Set task: Copy out every line containing the word "script".

Data extract:
_____

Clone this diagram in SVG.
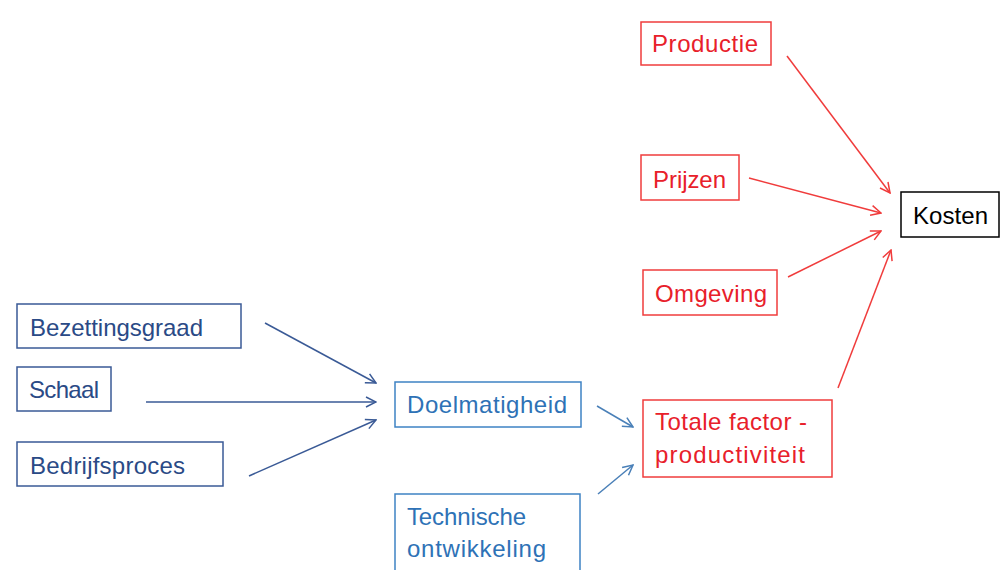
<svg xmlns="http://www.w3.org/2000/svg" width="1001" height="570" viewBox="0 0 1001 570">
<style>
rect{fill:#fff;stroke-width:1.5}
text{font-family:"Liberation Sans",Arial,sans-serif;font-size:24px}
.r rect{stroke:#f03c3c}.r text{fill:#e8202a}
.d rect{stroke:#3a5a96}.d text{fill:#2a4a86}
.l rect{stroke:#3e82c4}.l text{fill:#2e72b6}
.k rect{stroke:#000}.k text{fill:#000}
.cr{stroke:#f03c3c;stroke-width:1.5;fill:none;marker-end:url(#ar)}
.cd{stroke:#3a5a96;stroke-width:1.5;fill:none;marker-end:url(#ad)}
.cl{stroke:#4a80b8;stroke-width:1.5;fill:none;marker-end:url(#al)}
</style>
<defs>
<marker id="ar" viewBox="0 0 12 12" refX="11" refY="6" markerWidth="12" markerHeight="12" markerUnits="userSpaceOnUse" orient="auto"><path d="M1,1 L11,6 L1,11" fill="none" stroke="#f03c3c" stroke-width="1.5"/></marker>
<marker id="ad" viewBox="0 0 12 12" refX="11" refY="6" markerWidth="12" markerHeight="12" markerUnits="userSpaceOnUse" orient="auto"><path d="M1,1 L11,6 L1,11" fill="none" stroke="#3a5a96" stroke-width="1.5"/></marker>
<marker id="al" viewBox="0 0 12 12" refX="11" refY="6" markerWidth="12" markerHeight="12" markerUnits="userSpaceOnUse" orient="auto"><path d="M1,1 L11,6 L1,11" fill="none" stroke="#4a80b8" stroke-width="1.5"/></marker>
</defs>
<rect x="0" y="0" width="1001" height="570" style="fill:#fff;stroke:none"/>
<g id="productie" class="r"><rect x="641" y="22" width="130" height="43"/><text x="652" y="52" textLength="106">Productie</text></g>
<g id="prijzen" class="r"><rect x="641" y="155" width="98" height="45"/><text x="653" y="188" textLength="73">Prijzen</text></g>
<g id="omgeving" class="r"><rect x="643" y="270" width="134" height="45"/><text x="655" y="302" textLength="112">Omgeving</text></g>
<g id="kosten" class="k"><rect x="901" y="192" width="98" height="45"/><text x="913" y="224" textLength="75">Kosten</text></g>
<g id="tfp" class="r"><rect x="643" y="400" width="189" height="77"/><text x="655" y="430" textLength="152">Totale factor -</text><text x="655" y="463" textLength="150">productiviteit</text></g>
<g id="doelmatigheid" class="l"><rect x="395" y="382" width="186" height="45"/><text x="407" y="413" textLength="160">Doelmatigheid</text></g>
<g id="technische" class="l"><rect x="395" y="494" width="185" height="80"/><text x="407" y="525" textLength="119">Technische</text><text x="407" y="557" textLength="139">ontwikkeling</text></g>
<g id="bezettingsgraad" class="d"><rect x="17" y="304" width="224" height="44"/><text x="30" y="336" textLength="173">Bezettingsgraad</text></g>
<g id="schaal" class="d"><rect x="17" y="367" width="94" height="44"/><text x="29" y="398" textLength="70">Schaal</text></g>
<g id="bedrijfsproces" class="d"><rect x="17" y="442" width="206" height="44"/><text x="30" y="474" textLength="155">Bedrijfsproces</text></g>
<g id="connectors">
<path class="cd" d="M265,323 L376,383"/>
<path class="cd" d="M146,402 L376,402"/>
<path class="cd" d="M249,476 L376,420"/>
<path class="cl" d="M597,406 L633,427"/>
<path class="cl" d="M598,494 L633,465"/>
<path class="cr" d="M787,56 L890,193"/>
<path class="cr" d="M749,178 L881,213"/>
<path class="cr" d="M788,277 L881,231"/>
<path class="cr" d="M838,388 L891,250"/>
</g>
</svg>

_____

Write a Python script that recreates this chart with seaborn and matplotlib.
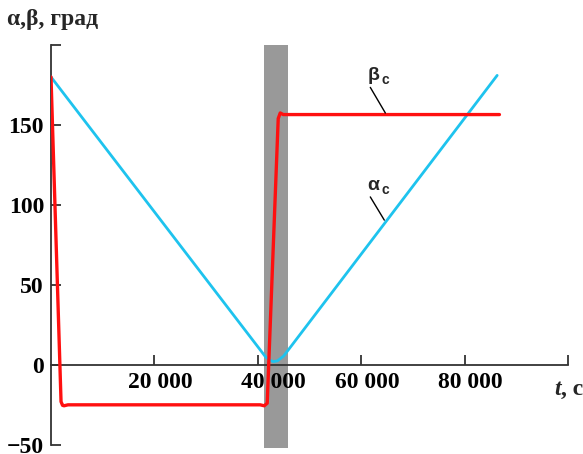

_____

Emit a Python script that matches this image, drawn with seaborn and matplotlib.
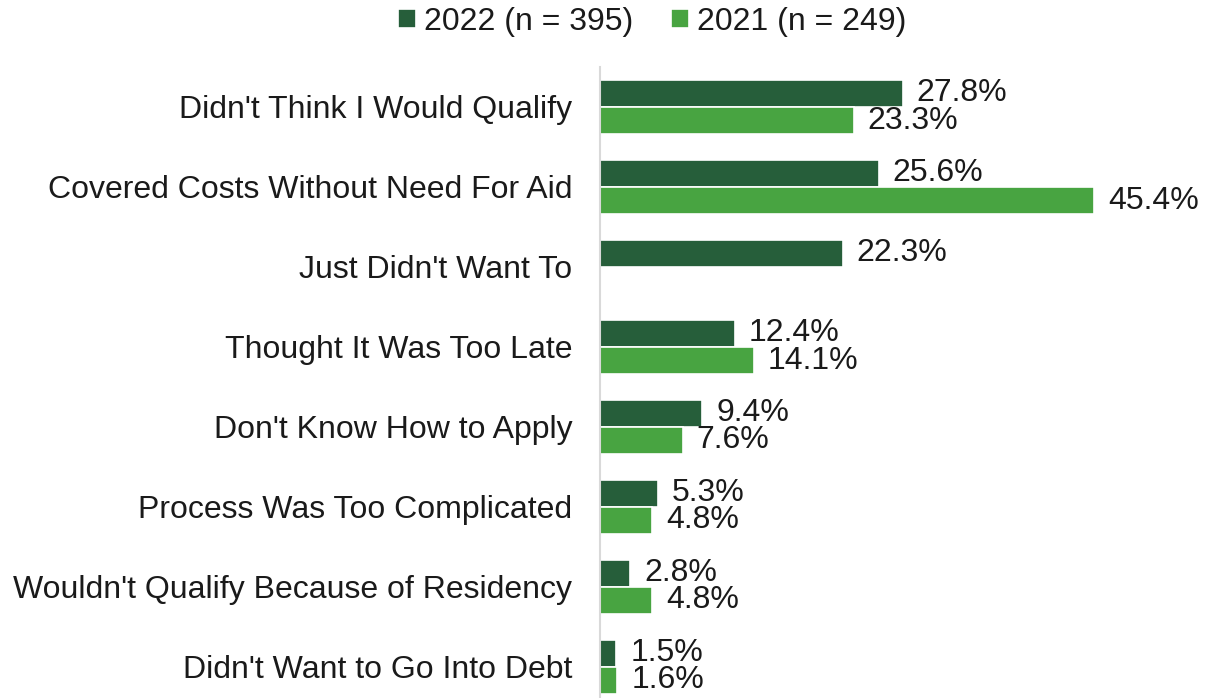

_____

Response to the exercise:
Write a Python script that recreates this chart with seaborn and matplotlib.
Emit a Python script that matches this image, drawn with seaborn and matplotlib.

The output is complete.